まとめ
- Explained variance measures the proportion of variability in the target that the model captures.
- Compute the score alongside R² to highlight how noise and bias affect each metric differently.
- Understand when explained variance is informative and when it can be misleading.
1. Definition #
For variance of the observations \(\mathrm{Var}(y)\) and variance of the residuals \(\mathrm{Var}(y - \hat{y})\):
$$ \mathrm{Explained\ Variance} = 1 - \frac{\mathrm{Var}(y - \hat{y})}{\mathrm{Var}(y)} $$
- Values close to 1 indicate that most variability is captured.
- 0 equals a baseline “predict the mean” model.
- Negative values imply the predictions are worse than using the mean.
2. Computing in Python #
from sklearn.metrics import explained_variance_score
ev = explained_variance_score(y_test, y_pred)
print(f"Explained Variance: {ev:.3f}")
explained_variance_score supports multi-output regression via multioutput="raw_values" if needed.
3. Explained variance vs.
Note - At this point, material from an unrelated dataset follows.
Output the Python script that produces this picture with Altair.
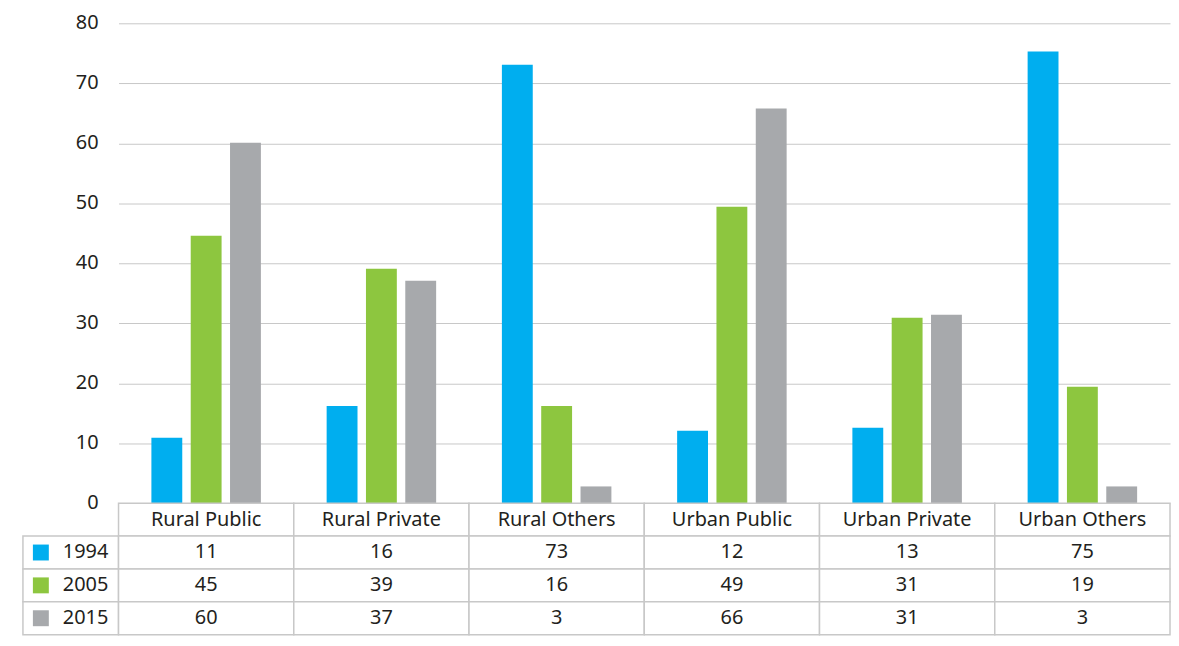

R² #
- Sensitivity to bias: R² reacts to bias (systematic error) because it considers mean squared error, while explained variance ignores bias and focuses on variance.
- Use cases: when you care about capturing fluctuation rather than matching levels exactly.
- Reporting: pair the score with R² to provide both variance-explanation and overall fit insights.
4. Practical applications #
- Risk/volatility forecasting: check whether the model captures the variability around a target level.
- Multi-output regression: compare explained variance per output to identify which targets are harder.
- Bias correction needed: high explained variance with large MAE indicates the model matches volatility but is biased; adjust intercepts accordingly.
5. Pairing with other metrics #
| Metric | Focus | Comment |
|---|---|---|
| R² | Overall fit | Sensitive to both bias and variance |
| Explained variance | Variance capture | Insensitive to mean offset |
| MAE / RMSE | Absolute error | Quantifies actual deviation |
Summary #
- Explained variance complements R² by isolating how well the model captures variability.
- Easily computed via
explained_variance_score, including multi-output cases. - Always interpret it together with bias-focused metrics (MAE, MBE) to gain a balanced view.